以上が、EUが課す要件になります。しかしながら、EU加盟国によって要件が変わることもあるので渡航前に確認が必要になります。アイルランドが課す要件を次ページ以降に示します。
ペットの犬猫とアイルランドへ入国するための要件と書類
ペットの要件
アイルランド保健省のホームページによると日本からアイルランドへ連れていくことができるペットの犬猫の要件は次のようになっています。
- ISO11785規格のマイクロチップの装着が必要である
- ペットの週齢は狂犬病ワクチン接種前に12週齢以上である
- 狂犬病ワクチン(不活化ワクチン又は組換えワクチン)の接種がマイクロチップの装着後に必要である
- 日本で出生してから日本国外へ出ることなく在住していたペットには狂犬病抗体価検査は不要である
- 接種した狂犬病ワクチンのデータシートに記載されている免疫獲得までに必要な期間がアイルランド入国前に経過していること(日本の場合、初回の狂犬病ワクチン接種から1か月間)
- 狂犬病ワクチン接種後の免疫有効期間内に狂犬病ワクチンの追加接種を受けた場合、追加接種を受けたペットは初回のワクチン接種における免疫獲得必要期間を待たずにアイルランドに入国できる
- エキノコックス(多包条虫)の駆除のためにアイルランドへ入国する24時間前から120時間前までにプラジカンテル又は同等の駆虫薬でペットの犬を処理する(猫には不要です)

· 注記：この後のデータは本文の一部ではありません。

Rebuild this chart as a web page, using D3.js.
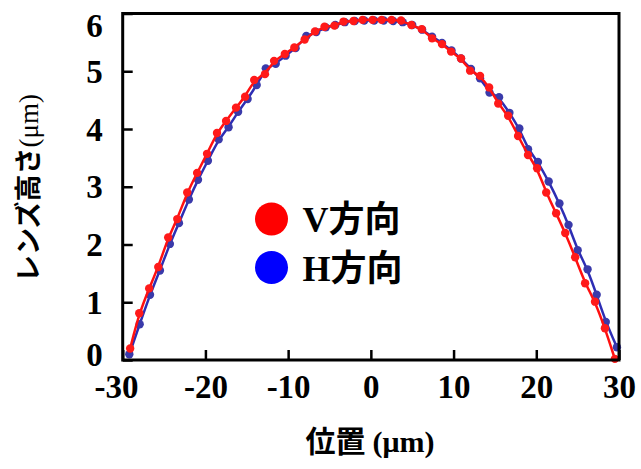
<!DOCTYPE html>
<html>
<head>
<meta charset="utf-8">
<script src="https://cdn.jsdelivr.net/npm/d3@7"></script>
<style>
  body { margin: 0; background: #fff; }
  svg { display: block; }
</style>
</head>
<body>
<svg id="chart" width="641" height="469"></svg>
<script>
// Lens height profile measured along the V and H directions (µm)
const vPos = [-29.1, -28.0, -26.8, -25.7, -24.5, -23.4, -22.2, -21.0, -19.8, -18.6,
              -17.5, -16.3, -15.2, -14.1, -12.8, -11.7, -10.4, -9.25, -8.0, -6.75,
              -5.6, -4.4, -3.3, -2.1, -1.0, 0.2, 1.3, 2.5, 3.65, 4.9,
              6.15, 7.4, 8.6, 9.7, 10.9, 12.0, 13.2, 14.3, 15.4, 16.6,
              17.8, 19.0, 20.1, 21.2, 22.4, 23.5, 24.7, 25.9, 27.1, 28.3, 29.5];
const vHeight = [0.20, 0.81, 1.24, 1.61, 2.12, 2.44, 2.90, 3.24, 3.57, 3.93,
                 4.14, 4.37, 4.56, 4.85, 4.95, 5.18, 5.30, 5.41, 5.55, 5.69,
                 5.77, 5.79, 5.86, 5.87, 5.89, 5.89, 5.89, 5.89, 5.88, 5.80,
                 5.73, 5.57, 5.47, 5.34, 5.22, 5.01, 4.92, 4.72, 4.44, 4.23,
                 3.88, 3.55, 3.32, 2.90, 2.54, 2.20, 1.78, 1.33, 1.01, 0.55, 0.02];

const hPos = [-29.2, -27.95, -26.7, -25.5, -24.3, -23.2, -22.0, -20.9, -19.7, -18.4,
              -17.2, -16.05, -14.9, -13.8, -12.7, -11.5, -10.3, -9.1, -7.8, -6.6,
              -5.45, -4.3, -3.15, -1.95, -0.8, 0.4, 1.55, 2.7, 3.85, 5.0,
              6.2, 7.4, 8.6, 9.75, 10.9, 12.1, 13.2, 14.35, 15.5, 16.75,
              17.95, 19.0, 20.2, 21.5, 22.8, 23.9, 25.0, 26.2, 27.3, 28.4, 29.75];
const hHeight = [0.10, 0.62, 1.13, 1.55, 2.01, 2.37, 2.78, 3.12, 3.45, 3.82,
                 4.03, 4.30, 4.52, 4.76, 5.05, 5.13, 5.27, 5.40, 5.61, 5.68,
                 5.76, 5.80, 5.85, 5.87, 5.88, 5.88, 5.88, 5.87, 5.85, 5.80,
                 5.72, 5.60, 5.49, 5.36, 5.22, 5.04, 4.88, 4.63, 4.55, 4.28,
                 4.01, 3.65, 3.43, 3.09, 2.71, 2.34, 1.90, 1.57, 1.13, 0.66, 0.22];

const xTicks = [-30, -20, -10, 0, 10, 20, 30];
const yTicks = [0, 1, 2, 3, 4, 5, 6];
const seriesLabels = [["V", "方向"], ["H", "方向"]];

const serif = "'Liberation Serif', 'Times New Roman', serif";
const cjk = "'Noto Sans CJK JP', 'Noto Sans', sans-serif";

const svg = d3.select("#chart");
const plot = { left: 122.7, right: 619, top: 13.5, bottom: 360 };

const x = d3.scaleLinear().domain([-30, 30]).range([plot.left, plot.right]);
const y = d3.scaleLinear().domain([0, 6]).range([plot.bottom, plot.top]);

const toPoints = (xs, ys) => xs.map((d, i) => ({ x: d, y: ys[i] }));
const series = [
  { name: "H", pts: toPoints(hPos, hHeight), line: "#2d2db4", dot: "#3a3aaa" },
  { name: "V", pts: toPoints(vPos, vHeight), line: "#ff1010", dot: "#ff1a1a" }
];

// axes with inward ticks; plain hyphen for negative labels
const fmt = d => String(d);
const xAxis = d3.axisBottom(x).tickValues(xTicks).tickSizeInner(-10).tickSizeOuter(0).tickPadding(15).tickFormat(fmt);
const yAxis = d3.axisLeft(y).tickValues(yTicks).tickSizeInner(-10).tickSizeOuter(0).tickPadding(20).tickFormat(fmt);

const gx = svg.append("g").attr("transform", `translate(0,${plot.bottom})`).call(xAxis);
const gy = svg.append("g").attr("transform", `translate(${plot.left},0)`).call(yAxis);

[gx, gy].forEach(g => {
  g.select(".domain").remove();
  g.selectAll(".tick line").attr("stroke", "#000").attr("stroke-width", 2.5);
  g.selectAll(".tick text")
    .attr("fill", "#000")
    .style("font-family", serif)
    .style("font-weight", "bold")
    .style("font-size", "33px");
});
gx.selectAll(".tick text").attr("dx", d => d === -30 ? "-0.2em" : 0);
gy.selectAll(".tick text").attr("dy", d => d === 6 ? "0.7em" : d === 0 ? "0.18em" : "0.34em");

// fitted profiles and measured points
const line = d3.line().x(d => x(d.x)).y(d => y(d.y)).curve(d3.curveBasis);
series.forEach(s => {
  svg.append("path").datum(s.pts)
    .attr("d", line)
    .attr("fill", "none")
    .attr("stroke", s.line)
    .attr("stroke-width", 2.5);
  svg.append("g").selectAll("circle").data(s.pts).join("circle")
    .attr("cx", d => x(d.x))
    .attr("cy", d => y(d.y))
    .attr("r", 4.2)
    .attr("fill", s.dot);
});

// frame
svg.append("rect")
  .attr("x", plot.left).attr("y", plot.top)
  .attr("width", plot.right - plot.left).attr("height", plot.bottom - plot.top)
  .attr("fill", "none").attr("stroke", "#000").attr("stroke-width", 3);

// legend
const legend = svg.append("g").attr("transform", "translate(271.5,219)");
const legendItems = [{ lab: seriesLabels[0], color: "#ff0000" }, { lab: seriesLabels[1], color: "#0000ff" }];
legendItems.forEach((it, i) => {
  const g = legend.append("g").attr("transform", `translate(0,${i * 48.5})`);
  g.append("circle").attr("r", 16.5).attr("fill", it.color);
  const t = g.append("text").attr("x", 31).attr("y", 13).attr("fill", "#000");
  t.append("tspan").text(it.lab[0])
    .style("font-family", serif).style("font-weight", "bold").style("font-size", "36px");
  t.append("tspan").text(it.lab[1])
    .style("font-family", cjk).style("font-weight", "bold").style("font-size", "36px");
});

// axis titles
const xt = svg.append("text")
  .attr("x", 370).attr("y", 452).attr("text-anchor", "middle").attr("fill", "#000");
xt.append("tspan").text("位置 ").style("font-family", cjk).style("font-weight", "bold").style("font-size", "30px");
xt.append("tspan").text("(μm)").style("font-family", serif).style("font-weight", "bold").style("font-size", "30px");

const yt = svg.append("text")
  .attr("transform", "translate(38,188) rotate(-90)")
  .attr("text-anchor", "middle").attr("fill", "#000");
yt.append("tspan").text("レンズ高さ").style("font-family", cjk).style("font-weight", "bold").style("font-size", "27px");
yt.append("tspan").text("(μm)").style("font-family", serif).style("font-size", "27px");
</script>
</body>
</html>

アイルランド入国の要件を満たしているペットは、狂犬病抗体価検査の部分を除いてEUの要件も満たしています。
必要書類
日本からアイルランドへペットを連れて行くときの必要書類には次の書類が挙げられます。
- 獣医健康証明書
- トランジットしたEU加盟国で入国検疫を受けた場合、その証明書
- 輸入検査をオンライン予約した記録
獣医健康証明書はEU書式による証明書です。この健康証明書は、日本の動物検疫所での輸出検疫時に完成してもらいます。この健康証明書は、アイルランド入国の10日以内に作成されることを要します。マイクロチップ証明書や狂犬病予防接種証明書も英文で用意しておくと日本帰国時の手続きのためにも役立つと思います。輸入検査をオンライン予約した記録について以下で説明します。
ペットと共にアイルランドへ入国するための手続き
アイルランドへペットを連れて行くときの手続きは次のとおりです。
- 一回の入国につき入国を認められるペットの数は最大で5頭である
- ペットは飼主と共にアイルランドに到着することを要する
- ペットは飼主の代理人と共に到着することも可能であるが、飼主のアイルランド到着から5日以内に到着することを要する
- アイルランドへの到着時に輸入検査を受けるため、アイルランド検疫局に輸入検査をオンラインで予約する
輸入検査を受けるため、アイルランド検疫局に輸入検査を予約したときの記録をプリントした書類を持参することが必要です。検査を受けることができる空港は限られていますが、日本からアイルランドへ行く場合はダブリン空港を使用する人がほとんどだと思いますのでこの点は問題にならないでしょう。検疫所の職員の就業時間は朝7時から夜9時までです。この時間帯を過ぎると空港で検査を受けることができません。検査手数料が必要ですが、手数料の額を見つけることはできませんでした。